Polonium is notoriously toxic (https://en.wikipedia.org/wiki/Poisoning_of_Alexander_Litvine...) and has a furiously short half-life. Plutonium has a half-life of about 24,000 years so the radiation is spread out over a much, much longer period of time.
You can hold a plutonium sphere and suffer no ill-effects. The same cannot be said for one of polonium, something so nasty that nanograms of the material can kill you.
So basically it's the short-lived elements you need to worry about the most. The long-lived ones are relatively harmless. The biggest concern with those is securing them from those intent on using them for harm, as refining and weaponizing nuclear waste is a concern.
"Remind me again why we can't have nuclear power?"
Ignorance and fear.
The Three Mile Island accident (1979) took place less than two weeks after the release of the movie The China Syndrome, the plot of which featured a coverup of a major nuclear accident. Activists seized the opportunity, and then-President Jimmy Carter (who had personal experience with nuclear engineering) failed to properly rein in public fears or beliefs about the accident (https://news.google.com/newspapers?id=sM1RAAAAIBAJ&sjid=W20D...). Despite a tenuous-at-best link between the accident and human health (https://en.wikipedia.org/wiki/Three_Mile_Island_accident#Hea...), for the longest time it was considered a "disaster". Growth of the nuclear industry in the United States took a major hit at this point.
Subsequent films such as Silkwood and general Cold War nuclear war fears did little to change the opinion of the layman that nuclear == bad.
The 1986 Chernobyl accident further reinforced these beliefs. People focused on the aftermath of the explosion and the Soviet coverup and generally ignored the underlying causes such as the antiquated design of the reactor and operator error. This incident had a major negative effect on the nuclear industry.
The 2011 Fukushima accident was an trainwreck of corporate negligence and insufficient government oversight. The facility, which had been operating since 1971, performed as intended when the earthquake struck but the subsequent tsunami breached the insufficient (identified as such since 2008) seawall and took out the generators powering the shutdown.
All these incidents demonstrate cases where negligence or antiquated design can lead to disaster. But few take a look at the successes. France, for instance, is a major user of nuclear energy and has avoided catastrophe (https://en.wikipedia.org/wiki/Nuclear_power_in_France#Accide...).
Fear of nuclear power is akin to "reefer madness" nonsense in the 1940s and 1950s.
Wow, that Post-Gazette article is illuminating. I knew Carter was a nuclear engineer, but I wasn't aware of how well-positioned he was to argue against people like Jane Fonda and Ralph Nader, and how ineffective he was at doing so. What an unfortunate lost opportunity.

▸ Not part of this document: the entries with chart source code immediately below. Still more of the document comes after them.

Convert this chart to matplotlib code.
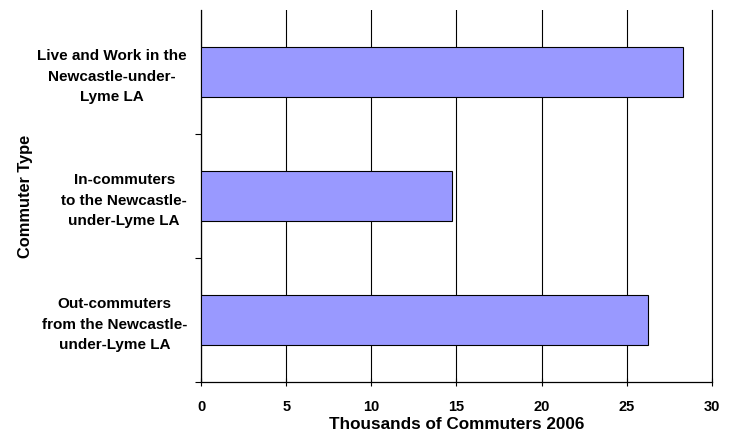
import numpy as np
import matplotlib
matplotlib.use("Agg")
import matplotlib.pyplot as plt

plt.rcParams['font.family'] = ['Liberation Sans', 'DejaVu Sans']
plt.rcParams['font.weight'] = 'bold'

# data (bottom to top)
categories = [
    "Out-commuters\nfrom the Newcastle-\nunder-Lyme LA",
    "In-commuters\nto the Newcastle-\nunder-Lyme LA",
    "Live and Work in the\nNewcastle-under-\nLyme LA",
]
commuters = [26.25, 14.75, 28.3]
x_ticks = [0, 5, 10, 15, 20, 25, 30]

fig = plt.figure(figsize=(7.31, 4.34), dpi=100)
ax = fig.add_axes([201 / 731, 1 - 382 / 434, 511 / 731, 372 / 434])

ypos = np.arange(len(categories))
ax.barh(ypos, commuters, height=0.4, color='#9999FF', edgecolor='black',
        linewidth=0.8, zorder=3)

ax.set_xlim(0, 30)
ax.set_ylim(-0.5, len(categories) - 0.5)
ax.set_xticks(x_ticks)
ax.set_xticklabels([str(t) for t in x_ticks], fontsize=10.5, fontweight='bold')
ax.set_yticks(ypos)
ax.set_yticklabels(categories, fontsize=11, fontweight='bold',
                   multialignment='center', linespacing=1.55)
# category separators (no tick at the very top)
ax.set_yticks(np.arange(len(categories)) - 0.5, minor=True)
ax.tick_params(axis='y', which='major', length=0, pad=10)
ax.tick_params(axis='y', which='minor', length=4, width=0.8, direction='out')
ax.tick_params(axis='x', length=6, width=0.8, direction='inout', pad=10)

ax.grid(axis='x', color='black', linewidth=0.8, zorder=0)
ax.set_axisbelow(True)
ax.spines['top'].set_visible(False)
ax.spines['right'].set_linewidth(0.8)
for s in ['left', 'bottom']:
    ax.spines[s].set_linewidth(0.9)

ax.set_xlabel("Thousands of Commuters 2006", fontsize=12.3, fontweight='bold',
              labelpad=2)
ax.set_ylabel("Commuter Type", fontsize=11.8, fontweight='bold', labelpad=3)

plt.savefig("out.png", dpi=100)
plt.close()
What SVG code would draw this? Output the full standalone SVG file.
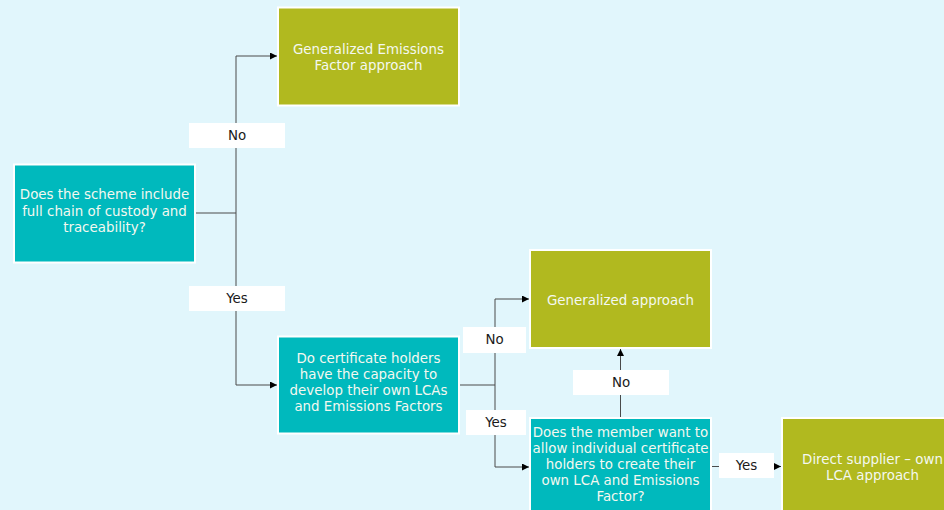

I wonder if Nader's work fighting against nuclear power has ultimately cost more lives than he saved through auto safety advocacy.
Because it's insanely expensive and if we're going to go with the insanely expensive solution we should go with the one that's fully green and has lower start-up costs.
"Nuclear power isn't 100% harmless" is a bad argument here, given the number of people that due from coal mining and processing and coal-originated externalities on an annual basis.
The number of deaths (including future cancer cases) due to Fukushima is estimated to be in the hundreds on the high end. Chernobyl is expected to have killed around 4,000 after cancer takes its toll. That's a miniscule drop in the bucket compared to the number of deaths directly and indirectly attributable to coal power.
I had honestly completely forgotten this even happened until that episode (though it gets a few of the finer details wrong, but nothing catastrophic.)